What is different is simply that it was noticed that there were
cases the existing heuristic in get_device_parent did not catch.

Any class that has sysfs namespace support requires the class directory.
Which means that the test !dev->class->ns_type is exactly the right
test to avoid the magic exception in get_device_parent.

>> If someone is going to add namespaces to 'block' or 'input', the sysfs
>> layout will break, and userspace will be unable to handle the
>> resulting changes.

Yes.  We don't even have a namespace that we can put those in, so worrying
about namespaces other than the network namespace or the user namespace
is looking much too far into the future.

What is in the near term is wireless phys getting network namespace support
in sysfs, and in practice the exact same issues apply.

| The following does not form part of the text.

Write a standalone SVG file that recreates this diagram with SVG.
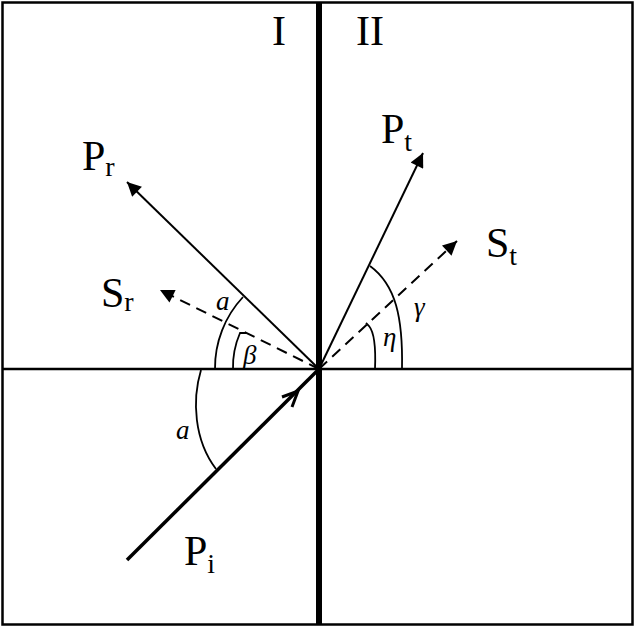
<svg xmlns="http://www.w3.org/2000/svg" width="637" height="630" viewBox="0 0 637 630">
<defs>
<style>
.ln{stroke:#000;stroke-width:2;fill:none}
.ds{stroke:#000;stroke-width:2;fill:none;stroke-dasharray:11 7}
.arc{stroke:#000;stroke-width:1.8;fill:none}
.lbl{font-family:"Liberation Serif","Times New Roman",serif;font-size:42px;fill:#000}
.sub{font-size:28px}
.ang{font-family:"Liberation Serif","Times New Roman",serif;font-size:27px;font-style:italic;fill:#000}
</style>
<marker id="ah" viewBox="0 0 10 10" refX="10" refY="5" markerWidth="9" markerHeight="9" markerUnits="userSpaceOnUse" orient="auto">
<path d="M0,0 L10,5 L0,10 z" fill="#000"/>
</marker>
<marker id="ahb" viewBox="0 0 10 10" refX="10" refY="5" markerWidth="16" markerHeight="14" markerUnits="userSpaceOnUse" orient="auto">
<path d="M0,0 L10,5 L0,10 z" fill="#000"/>
</marker>
</defs>
<rect width="637" height="630" fill="#fff"/>
<g id="frame">
<rect x="2.5" y="2.5" width="630" height="622" fill="none" stroke="#000" stroke-width="2.5"/>
<line x1="2" y1="369" x2="633" y2="369" stroke="#000" stroke-width="2.5"/>
<line x1="319" y1="2" x2="319" y2="625" stroke="#000" stroke-width="6"/>
</g>
<g id="connectors">
<line class="ln" x1="319" y1="369" x2="127" y2="182" marker-end="url(#ahb)"/>
<line class="ds" x1="319" y1="369" x2="160" y2="290" marker-end="url(#ahb)"/>
<line class="ln" x1="319" y1="369" x2="423" y2="153" marker-end="url(#ahb)"/>
<line class="ds" x1="319" y1="369" x2="457" y2="241" marker-end="url(#ahb)"/>
<line x1="127" y1="560" x2="319" y2="369" stroke="#000" stroke-width="3.5"/>
<polyline points="282,397 298,391 292,407" fill="none" stroke="#000" stroke-width="3"/>
</g>
<g id="angles">
<path class="arc" d="M215,369 A104,104 0 0 1 243,297"/>
<path class="arc" d="M233,369 A86,86 0 0 1 240,333 L246,333"/>
<path class="arc" d="M201,370 C192,400 194,440 216,469"/>
<path class="arc" d="M402,369 C403,318 396,285 370,266"/>
<path class="arc" d="M375,369 C376,345 374,332 369,326 L366,323"/>
</g>
<g id="labels">
<text class="lbl" x="272" y="45">I</text>
<text class="lbl" x="356" y="45">II</text>
<text class="lbl" x="82" y="170">P<tspan class="sub" dy="6">r</tspan></text>
<text class="lbl" x="101" y="307">S<tspan class="sub" dy="4">r</tspan></text>
<text class="lbl" x="381" y="143">P<tspan class="sub" dy="8">t</tspan></text>
<text class="lbl" x="486" y="257">S<tspan class="sub" dy="8">t</tspan></text>
<text class="lbl" x="184" y="565">P<tspan class="sub" dy="8">i</tspan></text>
<text class="ang" x="216" y="310">a</text>
<text class="ang" x="243" y="364">β</text>
<text class="ang" x="176" y="439">a</text>
<text class="ang" x="414" y="316">γ</text>
<text class="ang" x="383" y="346">η</text>
</g>
</svg>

> When that happens, I'm sure Eric will be willing to fix up any problems
> that are found as he is the one that insisted on pushing it to Linus
> around our objections.
>
> Right Eric?

Yes.  I certainly will.  The point of the namespace support in sysfs
is to keep these things invisible to userspace.  If something is visible
it is generally a bug.

> And Eric, where are you working on the "real" patches to solve the
> problems of the bnet and wireless driver problems so we can remove this
> check from the driver core as soon as possible?  Any idea when they will
> be done?

I looked at that, and it is arguable in the mac80211_hwsim case as that
is just a simulation for testing the infrastructure for wireless developers
as best as I understand it.  The more a simulation differs from reality
the more it matters.

For bluetooth drivers or for any other existing subsystem replacing a class
device with a bus device is totally inappropriate.

Let me say this again clearly.

class -> bus BROKEN

In the case of bluetooth it would require changing /sys/class/bluetooth
to /sys/bus/bluetooth.  Which is user visible in the worst possible
way and quick google search confirmed it will break user space scripts.

So as much as I sympathize with the position that buses have a better
layout than classes, after having examined the issue I completely oppose
changing one into the other with our current code base.

So for the medium term I think we are fine.

For the long term moving the driver core from a mandatory policy of
sysfs device node creation, to a default library for sysfs device node
creation that can be overridden in whole or in part on a subsystem by
subsystem basis looks like the right way to go.  Based on my
experience with sysfs this is likely to be a multi-year project, and 
one I'm uncertain how motivated I am to tackle.